I would not place my bets on Asians coming to the rescue of Greece following a "Grexit.2 Russia can be the only probable option but Moscow would do so if it does for geopolitical reasons.

The Greek crisis is reaching its climax at a time when Chinese stock markets are plunging. Which of the two, in your view, is a bigger crisis for Asia?

The Chinese market crash is by far the most worrisome development at the moment and one that could have real significant repercussions for the global economy. Compared to the bursting of the Chinese stock market bubble, the Greek crisis is paltry. In less than a month, $3.5 trillion worth of shares traded in the Shanghai and Shenzhen exchanges have been wiped out.

Although the Chinese government is supporting state-owned companies in the markets, market value of other companies has drastically plummeted. This crisis is being dubbed China's 1929 or the year of the Great Depression. This is significant because for one, China is the world's second largest economy and two, because Asian economies are strongly intertwined with China's.

Any instability in China would immediately affect the Asia, which is currently the fastest growing region in the world. China is also one of the largest trading partners of both Europe and the US. Chinese households are a global powerhouse when it comes to spending and the crisis would have a major impact on global consumption.

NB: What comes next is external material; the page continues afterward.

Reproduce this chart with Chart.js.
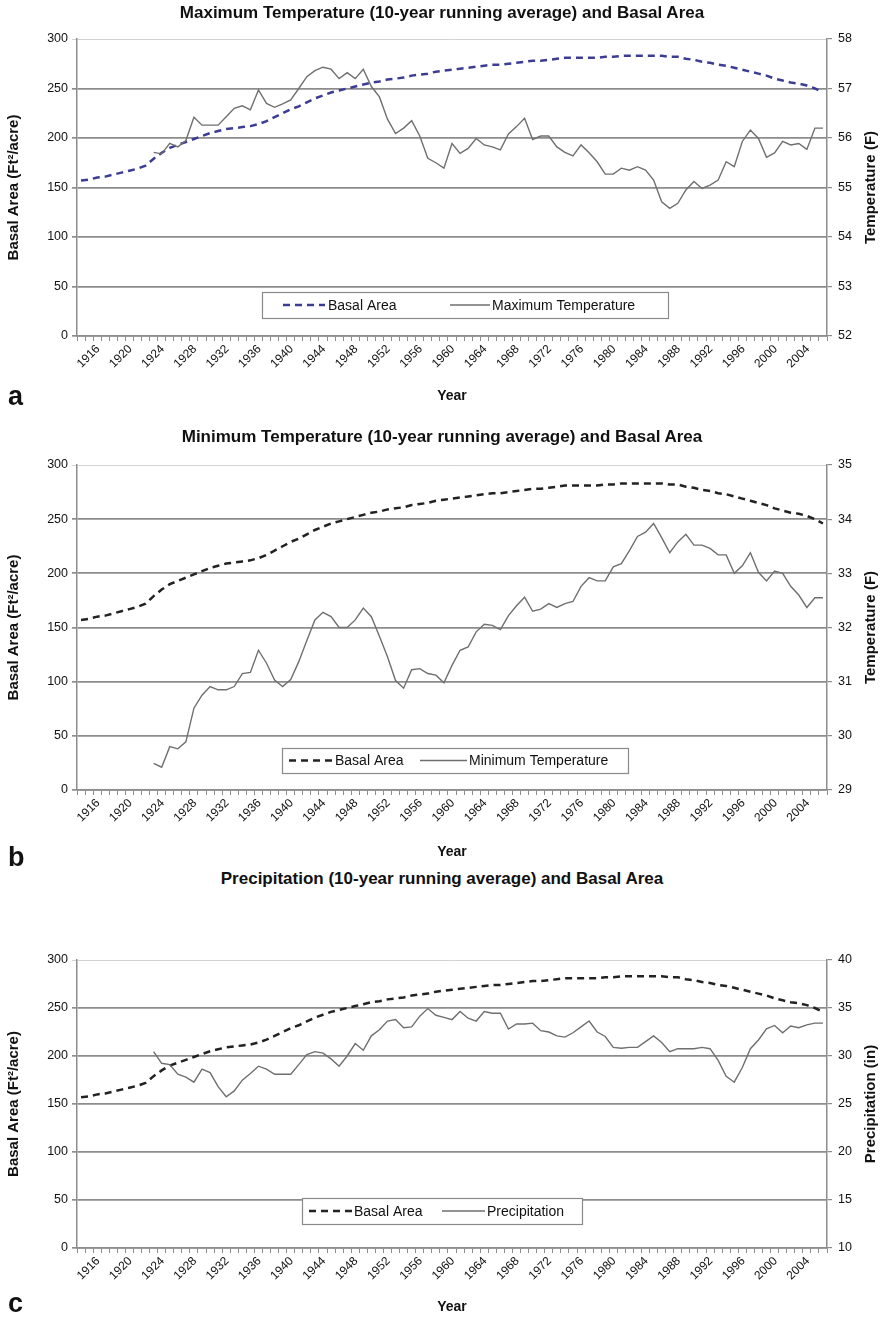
<!DOCTYPE html>
<html>
<head>
<meta charset="utf-8">
<script src="https://cdn.jsdelivr.net/npm/chart.js@4.4.1/dist/chart.umd.min.js"></script>
<style>
  html, body { margin: 0; padding: 0; background: #fff; }
  #page { position: relative; width: 884px; height: 1317px; overflow: hidden;
          font-family: "Liberation Sans", Arial, sans-serif; color: #111; }
  #page canvas { position: absolute; left: 0; }
  .title { position: absolute; left: 0; width: 884px; text-align: center;
           font-weight: bold; font-size: 17px; line-height: 20px; }
  .letter { position: absolute; left: 8px; font-weight: bold; font-size: 27px; line-height: 30px; }
</style>
</head>
<body>
<div id="page">
  <canvas id="chartA" width="884" height="410" style="top:0px"></canvas>
  <canvas id="chartB" width="884" height="445" style="top:420px"></canvas>
  <canvas id="chartC" width="884" height="407" style="top:910px"></canvas>

  <div class="title" style="top:3px">Maximum Temperature (10-year running average) and Basal Area</div>
  <div class="title" style="top:427px">Minimum Temperature (10-year running average) and Basal Area</div>
  <div class="title" style="top:869px">Precipitation (10-year running average) and Basal Area</div>

  <div class="letter" style="top:381px">a</div>
  <div class="letter" style="top:842px">b</div>
  <div class="letter" style="top:1288px">c</div>
</div>

<script>
// ---- categories -------------------------------------------------------
const years = [
  1915, 1916, 1917, 1918, 1919, 1920, 1921, 1922, 1923, 1924,
  1925, 1926, 1927, 1928, 1929, 1930, 1931, 1932, 1933, 1934,
  1935, 1936, 1937, 1938, 1939, 1940, 1941, 1942, 1943, 1944,
  1945, 1946, 1947, 1948, 1949, 1950, 1951, 1952, 1953, 1954,
  1955, 1956, 1957, 1958, 1959, 1960, 1961, 1962, 1963, 1964,
  1965, 1966, 1967, 1968, 1969, 1970, 1971, 1972, 1973, 1974,
  1975, 1976, 1977, 1978, 1979, 1980, 1981, 1982, 1983, 1984,
  1985, 1986, 1987, 1988, 1989, 1990, 1991, 1992, 1993, 1994,
  1995, 1996, 1997, 1998, 1999, 2000, 2001, 2002, 2003, 2004,
  2005, 2006, 2007
];

// years that carry a label on the x axis
const labeledYears = [
  1916, 1920, 1924, 1928, 1932, 1936, 1940, 1944, 1948, 1952, 1956, 1960,
  1964, 1968, 1972, 1976, 1980, 1984, 1988, 1992, 1996, 2000, 2004
];

// ---- series -----------------------------------------------------------
// Basal area, ft²/acre
const basalArea = [
  157, 158, 160, 161, 163, 165, 167, 169, 172, 179,
  185, 190, 193, 196, 199, 202, 205, 207, 209, 210,
  211, 212, 214, 217, 221, 225, 229, 232, 236, 240,
  243, 246, 248, 250, 252, 254, 256, 257, 259, 260,
  261, 263, 264, 265, 267, 268, 269, 270, 271, 272,
  273, 274, 274, 275, 276, 277, 278, 278, 279, 280,
  281, 281, 281, 281, 281, 282, 282, 283, 283, 283,
  283, 283, 283, 282, 282, 280, 279, 277, 276, 274,
  273, 271, 269, 267, 265, 263, 260, 258, 256, 255,
  253, 250, 246
];

// Maximum temperature, 10-year running average (°F)
const maxTemp = [
  null, null, null, null, null, null, null, null, null,
  55.71, 55.68, 55.89, 55.82, 55.95, 56.42, 56.26, 56.26, 56.26, 56.43,
  56.60, 56.65, 56.57, 56.97, 56.70, 56.62, 56.69, 56.77, 57.00, 57.24,
  57.36, 57.43, 57.39, 57.20, 57.32, 57.20, 57.39, 57.04, 56.83, 56.38,
  56.09, 56.20, 56.35, 56.04, 55.59, 55.50, 55.39, 55.89, 55.69, 55.79,
  55.99, 55.86, 55.82, 55.76, 56.08, 56.23, 56.40, 55.97, 56.04, 56.04,
  55.82, 55.71, 55.64, 55.86, 55.70, 55.52, 55.27, 55.27, 55.39, 55.35,
  55.42, 55.35, 55.15, 54.71, 54.58, 54.68, 54.95, 55.12, 54.98, 55.05,
  55.15, 55.52, 55.42, 55.93, 56.16, 55.99, 55.61, 55.70, 55.93, 55.86,
  55.89, 55.77, 56.20, 56.20
];

// Minimum temperature, 10-year running average (°F)
const minTemp = [
  null, null, null, null, null, null, null, null, null,
  29.49, 29.42, 29.80, 29.76, 29.89, 30.51, 30.75, 30.91, 30.85, 30.85,
  30.91, 31.15, 31.17, 31.58, 31.34, 31.03, 30.91, 31.04, 31.37, 31.76,
  32.14, 32.28, 32.20, 32.00, 32.00, 32.14, 32.36, 32.20, 31.84, 31.46,
  31.02, 30.88, 31.22, 31.24, 31.15, 31.12, 30.98, 31.30, 31.58, 31.64,
  31.92, 32.06, 32.04, 31.96, 32.22, 32.40, 32.56, 32.30, 32.34, 32.44,
  32.37, 32.44, 32.48, 32.76, 32.92, 32.86, 32.86, 33.12, 33.18, 33.42,
  33.68, 33.76, 33.92, 33.66, 33.38, 33.58, 33.72, 33.52, 33.52, 33.46,
  33.34, 33.34, 33.00, 33.14, 33.38, 33.02, 32.86, 33.04, 33.00, 32.76,
  32.60, 32.37, 32.55, 32.55
];

// Precipitation, 10-year running average (in)
const precip = [
  null, null, null, null, null, null, null, null, null,
  30.45, 29.24, 29.10, 28.10, 27.80, 27.27, 28.64, 28.27, 26.80, 25.76,
  26.36, 27.48, 28.18, 28.94, 28.64, 28.10, 28.10, 28.10, 29.10, 30.15,
  30.45, 30.30, 29.70, 28.94, 30.00, 31.30, 30.60, 32.10, 32.73, 33.64,
  33.79, 32.94, 33.03, 34.15, 34.94, 34.24, 34.03, 33.79, 34.64, 33.94,
  33.64, 34.64, 34.45, 34.45, 32.80, 33.33, 33.33, 33.42, 32.64, 32.50,
  32.10, 31.97, 32.42, 33.03, 33.64, 32.50, 32.03, 30.90, 30.80, 30.90,
  30.90, 31.50, 32.10, 31.40, 30.45, 30.76, 30.76, 30.76, 30.90, 30.76,
  29.55, 27.88, 27.27, 28.80, 30.76, 31.67, 32.82, 33.18, 32.42, 33.12,
  32.94, 33.24, 33.42, 33.42
];

// ---- styling -----------------------------------------------------------
const FONT = '"Liberation Sans", Arial, sans-serif';
const GRID = '#8c8c8c';
const TEXT = '#111';

// Boxed legend drawn inside the plot area
const boxLegend = {
  id: 'boxLegend',
  afterDraw(chart, args, o) {
    if (!o || !o.width) return;
    const { ctx, chartArea } = chart;
    const x0 = chartArea.left + o.left;
    const y0 = chartArea.bottom - o.bottom - o.height;
    const cy = y0 + o.height / 2;
    ctx.save();
    ctx.fillStyle = '#fff';
    ctx.fillRect(x0, y0, o.width, o.height);
    ctx.strokeStyle = '#8a8a8a';
    ctx.lineWidth = 1.2;
    ctx.strokeRect(x0 + 0.5, y0 + 0.5, o.width, o.height);
    ctx.font = '14px ' + FONT;
    ctx.fillStyle = TEXT;
    ctx.textBaseline = 'middle';
    chart.data.datasets.forEach((ds, i) => {
      const it = o.items[i];
      ctx.beginPath();
      ctx.strokeStyle = ds.borderColor;
      ctx.lineWidth = ds.borderWidth;
      ctx.setLineDash(ds.borderDash || []);
      ctx.moveTo(x0 + it.s0, cy);
      ctx.lineTo(x0 + it.s1, cy);
      ctx.stroke();
      ctx.setLineDash([]);
      ctx.fillText(ds.label, x0 + it.t, cy + 1);
    });
    ctx.restore();
  }
};

// Right-hand axis title, reading bottom-to-top like the left one
const rightTitle = {
  id: 'rightTitle',
  afterDraw(chart, args, o) {
    if (!o || !o.text) return;
    const { ctx, chartArea } = chart;
    ctx.save();
    ctx.translate(o.x, (chartArea.top + chartArea.bottom) / 2);
    ctx.rotate(-Math.PI / 2);
    ctx.font = 'bold 15px ' + FONT;
    ctx.fillStyle = TEXT;
    ctx.textAlign = 'center';
    ctx.textBaseline = 'middle';
    ctx.fillText(o.text, 0, 0);
    ctx.restore();
  }
};

function makePanel(id, cfg) {
  const tickFont = { family: FONT, size: 12.5 };
  return new Chart(document.getElementById(id), {
    type: 'line',
    data: {
      labels: years,
      datasets: [
        {
          label: 'Basal Area',
          data: basalArea,
          yAxisID: 'y',
          borderColor: cfg.basalColor,
          borderWidth: 2.5,
          borderDash: [7, 5],
          pointRadius: 0,
          tension: 0,
          order: 2
        },
        {
          label: cfg.climateLabel,
          data: cfg.climate,
          yAxisID: 'y2',
          borderColor: '#6f6f6f',
          borderWidth: 1.4,
          pointRadius: 0,
          tension: 0,
          order: 1
        }
      ]
    },
    options: {
      responsive: false,
      animation: false,
      devicePixelRatio: 1,
      layout: { padding: { top: cfg.padTop, left: 0, right: 0, bottom: 0 } },
      plugins: {
        legend: { display: false },
        title: { display: false },
        tooltip: { enabled: false },
        boxLegend: cfg.legend,
        rightTitle: { text: cfg.rTitle, x: 871 }
      },
      scales: {
        x: {
          type: 'category',
          offset: true,
          afterFit: s => { s.height = cfg.xHeight; },
          grid: { display: true, drawOnChartArea: false, drawTicks: true,
                  tickLength: 5, offset: true, color: GRID, lineWidth: 1 },
          border: { display: true, color: GRID, width: 1.5 },
          ticks: {
            autoSkip: false, maxRotation: 45, minRotation: 45,
            labelOffset: 9, padding: 1,
            font: { family: FONT, size: 12 }, color: TEXT,
            callback: (v, i) => labeledYears.includes(years[i]) ? String(years[i]) : ''
          },
          title: { display: true, text: 'Year', font: { family: FONT, size: 14, weight: 'bold' },
                   color: TEXT, padding: { top: 0, bottom: cfg.yearPad } }
        },
        y: {
          position: 'left',
          min: 0, max: 300,
          afterFit: s => { s.width = 77; },
          grid: {
            color: c => (c.tick && c.tick.value === 300) ? '#d2d2d2' : GRID,
            lineWidth: c => (c.tick && c.tick.value === 300) ? 1 : 1.7,
            tickLength: 5
          },
          border: { display: true, color: GRID, width: 1.5 },
          ticks: { stepSize: 50, padding: 4, font: tickFont, color: TEXT },
          title: { display: true, text: 'Basal Area (Ft²/acre)',
                   font: { family: FONT, size: 15, weight: 'bold' },
                   color: TEXT, padding: { top: 5, bottom: 0 } }
        },
        y2: {
          position: 'right',
          min: cfg.rMin, max: cfg.rMax,
          afterFit: s => { s.width = 57; },
          grid: { drawOnChartArea: false, tickLength: 5, color: GRID, lineWidth: 1.2 },
          border: { display: true, color: GRID, width: 1.5 },
          ticks: { stepSize: cfg.rStep, padding: 6, font: tickFont, color: TEXT },
          title: { display: false }
        }
      }
    },
    plugins: [boxLegend, rightTitle]
  });
}

makePanel('chartA', {
  climate: maxTemp, climateLabel: 'Maximum Temperature', basalColor: '#3c3c95',
  rMin: 52, rMax: 58, rStep: 1, rTitle: 'Temperature (F)',
  padTop: 39, xHeight: 74, yearPad: 5,
  legend: { left: 185, bottom: 18, width: 406, height: 26,
            items: [ { s0: 21, s1: 63, t: 66 }, { s0: 188, s1: 228, t: 230 } ] }
});

makePanel('chartB', {
  climate: minTemp, climateLabel: 'Minimum Temperature', basalColor: '#222',
  rMin: 29, rMax: 35, rStep: 1, rTitle: 'Temperature (F)',
  padTop: 45, xHeight: 75, yearPad: 4,
  legend: { left: 205, bottom: 17, width: 346, height: 25,
            items: [ { s0: 7, s1: 51, t: 53 }, { s0: 138, s1: 185, t: 187 } ] }
});

makePanel('chartC', {
  climate: precip, climateLabel: 'Precipitation', basalColor: '#222',
  rMin: 10, rMax: 40, rStep: 5, rTitle: 'Precipitation (in)',
  padTop: 50, xHeight: 69, yearPad: 1,
  legend: { left: 225, bottom: 24, width: 280, height: 26,
            items: [ { s0: 7, s1: 50, t: 52 }, { s0: 140, s1: 183, t: 185 } ] }
});
</script>
</body>
</html>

Chinese tourists are the world's top spenders - spending $165 billion in 2014. They also consume 12 percent of the world's luxury goods. Both these examples impact Europe directly given the continent is one of the top destinations for Chinese tourists and that 40 percent of French luxury goods sales were bought by the Chinese.

The Chinese crash has already driven iron ore prices down for instance. Property markets in Australia too have already felt the heat. Despite the government's hands-on management, the crisis looks severe and impact would be both significant and felt globally.

Gauri Khandekar is Europe director of Indian think tank Global Relations Forum, based in its Brussels office.